I'd been avoiding looking at my bank balance. Contrary to what “become a travel writer and live a glamorous life and get paid for it” websites would have you believe, I don’t get paid much. At all. And so I color comic books, or do copyediting. The latter pays pretty well, but the former pays only slightly better than cleaning the birdcage did when I was 6.
Finally, I had to look. I squinted so that the horror would not blind me.
It’s been one thing after another since I arrived home. $85 to fix the self-defrost in the ‘fridge (FYI, Turbo, there IS water in a ‘fridge). A few hundred for leaky power steering things in Henry the Ford Taurus. $165 to Al for moving the relief valve on my hot water heater for the inspectors while I was in Africa. Taxes on the garage. $5.75 for the opening day matinee of King Kong.
The cupboards are bare.
And if that wasn’t bad enough, last night it was sleeting out so I parked the car in front of my house. It was cold and icy and I didn’t want to walk back from the garage.
This morning I was on a frantic end-of-day Marvel Masterworks coloring deadline and was screaming along through pages.
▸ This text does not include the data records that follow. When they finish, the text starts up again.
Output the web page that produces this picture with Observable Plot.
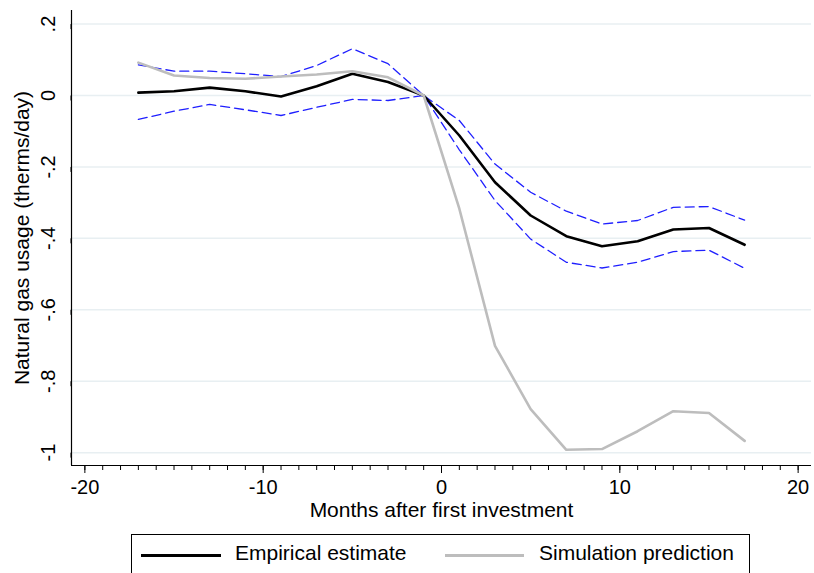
<!DOCTYPE html>
<html>
<head>
<meta charset="utf-8">
<script src="https://cdn.jsdelivr.net/npm/d3@7"></script>
<script src="https://cdn.jsdelivr.net/npm/@observablehq/plot@0.6"></script>
<style>
  html, body { margin: 0; padding: 0; background: #fff; }
  body { width: 814px; height: 573px; position: relative; overflow: hidden; font-family: "Liberation Sans", Arial, sans-serif; }
  #chart { position: absolute; left: 0; top: 0; }
  .legend { position: absolute; left: 131px; top: 534px; width: 617px; height: 38px; border: 1px solid #000; box-sizing: content-box; }
  .legend .key { position: absolute; top: 19px; height: 3px; }
  .legend .lab { position: absolute; top: 6px; font-size: 21px; line-height: 24px; color: #000; white-space: nowrap; }
</style>
</head>
<body>
<div id="chart"></div>
<div class="legend">
  <div class="key" style="left:9px;width:80px;background:#000;"></div>
  <div class="lab" style="left:103px;">Empirical estimate</div>
  <div class="key" style="left:313px;width:79px;background:#bdbdbd;"></div>
  <div class="lab" style="left:407px;">Simulation prediction</div>
</div>
<script>
// Months relative to the first investment (odd months only)
const months = [-17, -15, -13, -11, -9, -7, -5, -3, -1, 1, 3, 5, 7, 9, 11, 13, 15, 17];

// Event-study estimate of natural gas usage (therms/day)
const empirical = [0.008, 0.012, 0.022, 0.012, -0.003, 0.026, 0.061, 0.038, 0,
  -0.112, -0.243, -0.336, -0.394, -0.422, -0.408, -0.375, -0.371, -0.418];

// 95% confidence band
const upper = [0.086, 0.068, 0.068, 0.061, 0.053, 0.084, 0.131, 0.089, 0,
  -0.070, -0.192, -0.271, -0.324, -0.360, -0.350, -0.313, -0.311, -0.349];
const lower = [-0.067, -0.044, -0.025, -0.040, -0.056, -0.033, -0.011, -0.014, 0,
  -0.152, -0.294, -0.402, -0.467, -0.483, -0.467, -0.437, -0.433, -0.484];

// Engineering simulation prediction
const simulation = [0.092, 0.056, 0.049, 0.047, 0.053, 0.059, 0.068, 0.051, 0,
  -0.317, -0.701, -0.878, -0.992, -0.990, -0.940, -0.884, -0.889, -0.967];

const xTicks = [-20, -10, 0, 10, 20];
const yTicks = [-1, -0.8, -0.6, -0.4, -0.2, 0, 0.2];
const xDomain = [-20.75, 20.75];
const yDomain = [-1.036, 0.238];

const xTitle = "Months after first investment";
const yTitle = "Natural gas usage (therms/day)";

const rows = months.map((m, i) => ({
  month: m, empirical: empirical[i], upper: upper[i], lower: lower[i], simulation: simulation[i]
}));

const fmtY = d => d === 0 ? "0" : String(d).replace("0.", ".");

const chart = Plot.plot({
  width: 814,
  height: 528,
  marginLeft: 71,
  marginRight: 3,
  marginTop: 10,
  marginBottom: 63,
  style: { fontFamily: "'Liberation Sans', Arial, sans-serif", background: "#fff", color: "#000" },
  x: { domain: xDomain, label: null },
  y: { domain: yDomain, label: null },
  marks: [
    Plot.gridY(yTicks, { stroke: "#e8eff2", strokeOpacity: 1, strokeWidth: 1.5 }),
    // minor ticks every month
    Plot.axisX(d3.range(-20, 21), { tickSize: 5, text: null, stroke: "#000", strokeWidth: 1, label: null }),
    Plot.axisX(xTicks, {
      tickSize: 8, tickPadding: 6, stroke: "#000", strokeWidth: 1,
      tickFormat: d => String(d), fontSize: 20, label: null
    }),
    Plot.axisY(yTicks, {
      tickSize: 5, tickPadding: 12, stroke: "#000", strokeWidth: 1,
      tickFormat: fmtY, fontSize: 20, rotate: -90, textAnchor: "middle", lineAnchor: "bottom", label: null
    }),
    Plot.ruleX([xDomain[0]], { stroke: "#000", strokeWidth: 1.2 }),
    Plot.ruleY([yDomain[0]], { stroke: "#000", strokeWidth: 1.2 }),
    Plot.text([xTitle], { frameAnchor: "bottom", dy: 51, fontSize: 21, textAnchor: "middle", lineAnchor: "bottom", text: d => d }),
    Plot.text([yTitle], { frameAnchor: "left", dx: -43, rotate: -90, fontSize: 21, textAnchor: "middle", lineAnchor: "bottom", text: d => d }),
    Plot.line(rows, { x: "month", y: "upper", stroke: "#1f1fff", strokeWidth: 1.3, strokeDasharray: "9,5" }),
    Plot.line(rows, { x: "month", y: "lower", stroke: "#1f1fff", strokeWidth: 1.3, strokeDasharray: "9,5" }),
    Plot.line(rows, { x: "month", y: "empirical", stroke: "#000", strokeWidth: 2.6 }),
    Plot.line(rows, { x: "month", y: "simulation", stroke: "#bdbdbd", strokeWidth: 2.6 })
  ]
});

document.getElementById("chart").append(chart);
</script>
</body>
</html>
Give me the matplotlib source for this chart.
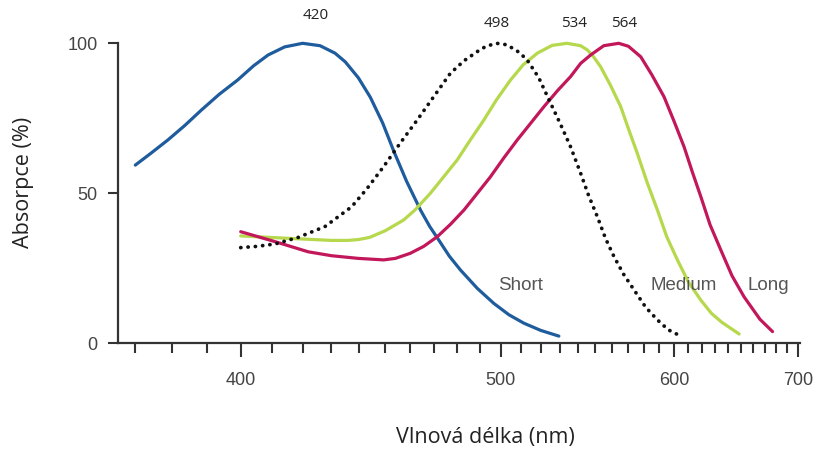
import matplotlib
matplotlib.use("Agg")
import matplotlib.pyplot as plt
import numpy as np
from matplotlib.ticker import FixedLocator, NullFormatter

# wavelengths (nm) and absorption (%)
short_nm = [370, 374, 378.8, 383.5, 388.3, 393.5, 399.1, 404, 408.6, 414, 420,
            426, 431.3, 435, 439.8, 444.3, 449, 453.4, 458.5, 464.2, 468,
            471.9, 476.5, 481.4, 489, 496.7, 504, 511.4, 520, 529.6]
short_val = [59.4, 63.2, 67.8, 72.6, 77.8, 83, 87.8, 92.5, 96.1, 98.8, 100,
             99.2, 96.7, 93.8, 88.5, 82, 73.5, 64, 54, 44.4, 39,
             34.4, 29, 24.4, 18.3, 13.3, 9.5, 6.7, 4.3, 2.4]

rod_nm = [400, 405, 410.8, 418.5, 427.7, 437.3, 443, 449.4, 456, 462.8, 470,
          476.9, 483, 488.9, 493, 498, 503, 509, 513.1, 519, 525.2, 530.5,
          536, 541.6, 546, 551.2, 556, 561.1, 567, 573.5, 581, 588.7, 596, 604.7]
rod_val = [31.9, 32.3, 33.1, 35.3, 38.9, 45.5, 51.5, 58.9, 66.8, 74.4, 82.5,
           90, 94.2, 97.2, 99, 100, 99.5, 97, 94.4, 88.5, 80, 73,
           65.5, 56.7, 49.5, 42.2, 35, 28.9, 23, 17.8, 12, 7.8, 4.5, 2.4]

medium_nm = [400, 415, 430, 436, 440, 444, 450, 457.3, 462, 468.3, 474, 479.9,
             486, 492, 498, 504.8, 511, 518.2, 526, 534, 541.6, 545.4, 549,
             553.1, 559, 565.2, 570, 575.6, 582, 588.7, 595, 602.3, 610, 619.1,
             627, 635, 648.7]
medium_val = [35.8, 35, 34.3, 34.3, 34.6, 35.3, 37.5, 41.1, 44.5, 50, 55.5, 61.1,
              68, 74.4, 81.2, 87.8, 92.8, 96.7, 99.3, 100, 99.2, 97.8, 95.5,
              92.2, 86, 78.9, 71.5, 63.3, 53.5, 44.4, 35.5, 27.8, 20.5, 14.4,
              10, 7, 3.1]

long_nm = [400, 410.8, 421.9, 430, 439.8, 449.4, 454, 460, 465.5, 471.2, 477,
           482.9, 489, 495.1, 501.5, 508.1, 515, 521.7, 529, 536, 541.6, 547.3,
           555, 564, 570, 577.8, 585, 593.1, 600, 607, 613, 619.1, 626, 634.2,
           643, 652.7, 666, 676.9]
long_val = [37.2, 33.9, 30.5, 29.2, 28.3, 27.8, 28.3, 30, 32.3, 35.5, 39.7,
            44.4, 50, 55.5, 61.8, 67.8, 73.5, 78.9, 84.3, 88.9, 93.3, 96.1,
            99.2, 100, 99, 95.5, 89.5, 82.2, 74, 65.5, 57, 48.9, 39.5, 31.1,
            22.5, 15.5, 8, 3.9]

curve_names = ["Short", "Medium", "Long"]
name_pos_nm = [509.7, 606.8, 672.8]
name_pos_val = [19.4, 19.4, 19.4]

peak_labels = ["420", "498", "534", "564"]
peak_pos_nm = [424.5, 498, 537.7, 567.4]
peak_pos_val = [109.2, 106.6, 106.6, 106.6]

major_ticks = [400, 500, 600, 700]
minor_ticks = list(range(370, 701, 10))
y_ticks = [0, 50, 100]

fig = plt.figure(figsize=(8.18, 4.5), dpi=100)
ax = fig.add_axes([118 / 818, 1 - 343.3 / 450, (800 - 118) / 818, 300 / 450])

# reciprocal (wavenumber-like) wavelength axis
ax.set_xscale('function', functions=(lambda x: -1.0 / np.asarray(x, dtype=float),
                                     lambda y: -1.0 / np.asarray(y, dtype=float)))
ax.set_xlim(365.5, 702)
ax.set_ylim(0, 100)

lw = 2.3
ax.plot(short_nm, short_val, color='#1f5c9e', lw=lw, clip_on=False, solid_capstyle='round')
ax.plot(medium_nm, medium_val, color='#b6d84c', lw=lw, clip_on=False, solid_capstyle='round')
ax.plot(long_nm, long_val, color='#c2185b', lw=lw, clip_on=False, solid_capstyle='round')
ax.plot(rod_nm, rod_val, color='#111111', lw=2.7, linestyle=(0, (0.05, 1.9)),
        dash_capstyle='round', clip_on=False)

for name, x, y in zip(curve_names, name_pos_nm, name_pos_val):
    ax.text(x, y, name, ha='center', va='center', fontsize=13.5,
            color='#555555', family='Liberation Sans')

for lab, x, y in zip(peak_labels, peak_pos_nm, peak_pos_val):
    ax.text(x, y, lab, ha='center', va='center', fontsize=11,
            color='#222222', family='Open Sans', clip_on=False)

ax.xaxis.set_major_locator(FixedLocator(major_ticks))
ax.xaxis.set_minor_locator(FixedLocator(minor_ticks))
ax.xaxis.set_minor_formatter(NullFormatter())
ax.set_xticklabels([str(t) for t in major_ticks])
ax.set_yticks(y_ticks)
ax.set_yticklabels([str(t) for t in y_ticks])

for side in ['top', 'right']:
    ax.spines[side].set_visible(False)
for side in ['left', 'bottom']:
    ax.spines[side].set_color('#333333')
    ax.spines[side].set_linewidth(1.6)

ax.tick_params(axis='x', which='major', length=10, width=1.5, color='#333333',
               pad=11, labelsize=13, labelcolor='#444444')
ax.tick_params(axis='x', which='minor', length=7.5, width=1.5, color='#333333')
ax.tick_params(axis='y', which='major', length=7.5, width=1.5, color='#333333',
               pad=7, labelsize=13, labelcolor='#444444')
for lab in ax.get_xticklabels() + ax.get_yticklabels():
    lab.set_family('Liberation Sans')

fig.text(485 / 818, 1 - 437 / 450, "Vlnová délka (nm)", ha='center', va='center',
         fontsize=15.5, color='#222222', family='Open Sans')
fig.text(24 / 818, 1 - 182 / 450, "Absorpce (%)", ha='center', va='center',
         rotation=90, fontsize=15.5, color='#222222', family='Open Sans')

fig.savefig("out.png", dpi=100)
My street is a 2-hour parking zone, but usually no one checks, so I left the car.
Finally, I went to move it.
The Boot. Henry the Ford Taurus was wearing The Boot.
Yancey rushed me up to the Parking Authority, where I paid $75 to remove The Boot and $42 for the corresponding ticket. Picked up a day parking permit, rushed home and got back to coloring.
Then the locksmith came and my neighbor Helen and I spent 20 minutes talking Medeco versus Mul-T-lock with a guy named Cosmo.
Cosmo was here as a result of yesterday’s horror story. Or not-horror, because actually I was pretty lucky.
I went to the supermaket in the afternoon. Came in to surprise a young fellow who was in my apartment building and knocking on my apartment door.
“Who are you looking for?”
“The Super,” he replied. “I saw the sign outside and I’m looking for an apartment to rent.”
“It’s for sale, not rent,” I told him. “There’s no Super. It’s a condo building.”
He went to leave and I stopped him. I gave him explicit instructions on how to get to Del Forno Real Estate.
“Are you in a car or on foot?” I asked him.
“Foot.” He made a face.
“Ah, you’ll want to walk over to Armagno then.”
I gave him directions to the closer realtor. He repeated them and left. I went into my apartment. Wait… no one else is home. How the hell did he get in?
And the sign outside clearly says “condo for sale.”
A realization started to dawn on me. I checked the front door locks. Intact. Checked the basement. All deadbolts were in place.
The outside door usually does not shut all the way. We need a new door-closer and have been lax about getting one. The inside door was still locked and there was no evidence of a break-in.
I emailed everyone in the building. No one had been home. No one had buzzed the guy in.
He must have picked the lock.
Helen and I met with Cosmo about changing the locks. Cosmo is putting in two unpickable locks and a “jimmy-bar.” $400. He showed us how to fix the door-closer--with a little WD-40. Took Helen 20 seconds.
Cosmo also showed us a tiny mark that I had not noticed. My pal the prospective renter had jimmied our front door.
I had an entire conversation and tried to be helpful to a burglar!
I’m not a religious person. And I try not to be superstitious. But part of me can’t help but believe there is some sort of scorecard somewhere, and that I’ve had my bad luck numbers for the year and that I’m due for a change.
But then I realized… I had been lucky. Had I gone to the post office after the supermarket, the burglar may have absconded with my laptop. Or worse, I could have surprised him in my place and gotten a sore head as a result.
Can someone tell me if bad luck comes in waves? If there are odds that mean I'll get some good luck soon?